The suit against the Alabama Judicial Inquiry Commission asks a court to order Moore’s immediate reinstatement as head of Alabama’s court system.

The lawsuit challenges the constitutionality of a provision in state law that mandates the automatic suspension of state judges once ethics charges are filed.

Given the power to suspend judges, the suit claims, the commission “can wield its significant power over Alabama’s elected judges — including the chief justice of the Alabama Supreme Court — based upon trivialities, viewpoint-based objections, differences in legal interpretation, political motivations or, even worse, to protect itself from investigation of violations of its own rules.”

“We are asking the federal court to strike down the automatic removal provision in the Alabama State Constitution and we are asking that Chief Justice Moore be immediately reinstated,” said Mat Staver, an attorney for Moore.

An attorney for the Judicial Inquiry Commission did not immediately respond to an email seeking comment on the lawsuit, filed in federal court in Montgomery.

Staver said Moore would soon file other documents seeking dismissal of the ethics charges.

The commission is a state agency that investigates complaints against judges. It filed a complaint earlier this month accusing Moore of willfully failing to respect the authority of federal court decisions that cleared the way for gay marriage. The Alabama Court of the Judiciary, composed of judges and lawyers, will hear the case.

Moore, a conservative Christian Republican, opposes same-sex marriage on the basis of faith and the law.

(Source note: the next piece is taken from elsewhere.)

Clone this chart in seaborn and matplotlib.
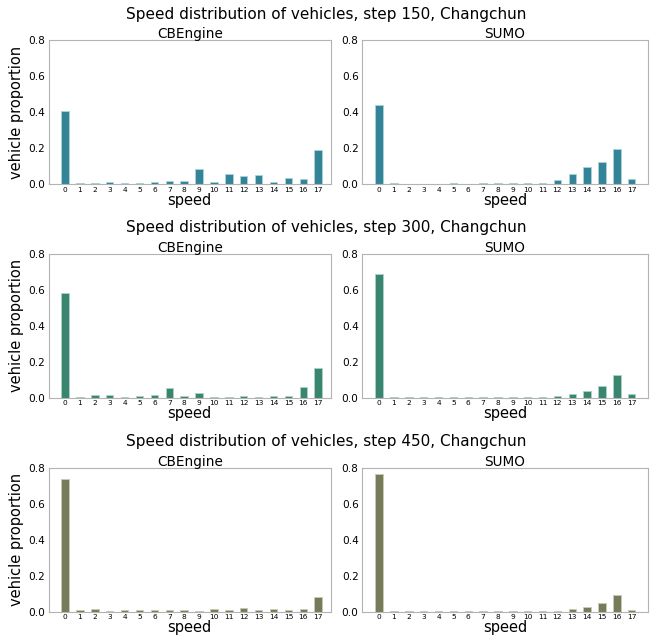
import numpy as np
import pandas as pd
import seaborn as sns
import matplotlib
matplotlib.use("Agg")
import matplotlib.pyplot as plt

# speed bins
speeds = list(range(18))
steps = [150, 300, 450]
engines = ["CBEngine", "SUMO"]

# proportions
cbengine_150 = [0.404, 0.006, 0.004, 0.013, 0.007, 0.005, 0.011, 0.019, 0.015, 0.082,
                0.013, 0.054, 0.043, 0.052, 0.009, 0.035, 0.030, 0.186]
sumo_150 = [0.441, 0.003, 0.002, 0.001, 0.002, 0.003, 0.001, 0.003, 0.003, 0.004,
            0.003, 0.004, 0.020, 0.058, 0.093, 0.121, 0.193, 0.026]
cbengine_300 = [0.584, 0.006, 0.013, 0.015, 0.004, 0.011, 0.015, 0.054, 0.009, 0.028,
                0.002, 0.006, 0.011, 0.006, 0.007, 0.007, 0.062, 0.166]
sumo_300 = [0.688, 0.003, 0.003, 0.002, 0.002, 0.003, 0.003, 0.002, 0.003, 0.003,
            0.003, 0.003, 0.009, 0.019, 0.039, 0.065, 0.125, 0.020]
cbengine_450 = [0.740, 0.007, 0.015, 0.004, 0.009, 0.007, 0.011, 0.007, 0.011, 0.006,
                0.017, 0.007, 0.020, 0.009, 0.013, 0.009, 0.015, 0.080]
sumo_450 = [0.763, 0.003, 0.002, 0.002, 0.002, 0.002, 0.002, 0.003, 0.002, 0.002,
            0.003, 0.004, 0.004, 0.015, 0.028, 0.050, 0.093, 0.011]

row_colors = ["#348497", "#3a8570", "#787b5a"]
edge_colors = ["#a9d3dc", "#abd3c3", "#c9cbb6"]

data = {
    (150, "CBEngine"): cbengine_150, (150, "SUMO"): sumo_150,
    (300, "CBEngine"): cbengine_300, (300, "SUMO"): sumo_300,
    (450, "CBEngine"): cbengine_450, (450, "SUMO"): sumo_450,
}

sns.set_style("white")
plt.rcParams["font.family"] = ["DejaVu Sans"]
plt.rcParams["text.color"] = "black"
plt.rcParams["axes.labelcolor"] = "black"
plt.rcParams["xtick.color"] = "black"
plt.rcParams["ytick.color"] = "black"

fig = plt.figure(figsize=(6.53, 6.41), dpi=100)

row_bottoms = [0.713, 0.3796, 0.0457]
col_lefts = [0.0746, 0.5544]
col_widths = [0.432, 0.438]
ax_h = 0.2246
xlims = [(-1.1, 17.85), (-1.15, 18.1)]
title_y = [0.978, 0.645, 0.311]

for r, step in enumerate(steps):
    fig.text(0.5, title_y[r], f"Speed distribution of vehicles, step {step}, Changchun",
             ha="center", va="center", fontsize=11)
    for c, eng in enumerate(engines):
        ax = fig.add_axes([col_lefts[c], row_bottoms[r], col_widths[c], ax_h])
        df = pd.DataFrame({"speed": speeds, "prop": data[(step, eng)]})
        sns.barplot(data=df, x="speed", y="prop", color=row_colors[r], width=0.5,
                    edgecolor=edge_colors[r], linewidth=0.6, saturation=1, ax=ax)
        ax.set_xlim(*xlims[c])
        ax.set_ylim(0, 0.8)
        ax.set_yticks([0, 0.2, 0.4, 0.6, 0.8])
        ax.set_yticklabels(["0.0", "0.2", "0.4", "0.6", "0.8"])
        ax.tick_params(axis="y", labelsize=7.6, length=1, width=0.5,
                       color="#b3b3b3", pad=1.5)
        ax.tick_params(axis="x", labelsize=5.3, length=0, pad=2)
        for s in ax.spines.values():
            s.set_color("#b3b3b3")
            s.set_linewidth(0.8)
        ax.set_title(eng, fontsize=9.8, pad=1.5)
        ax.set_xlabel("speed", fontsize=10.5, labelpad=0)
        if c == 0:
            ax.set_ylabel("vehicle proportion", fontsize=10.5, labelpad=3)
        else:
            ax.set_ylabel("")

fig.savefig("out.png", dpi=100)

In January he issued an administrative order to state probate judges that said state laws against gay marriage remained in place months after the U.S. Supreme Court effectively legalized gay marriage nationwide.

Moore was previously removed as chief justice in 2003 over his refusal to follow a federal judge’s order requiring the removal of a Ten Commandments monument that Moore placed in the rotunda of the state’s main judicial building.

Voters overwhelmingly returned Moore to the post in 2012.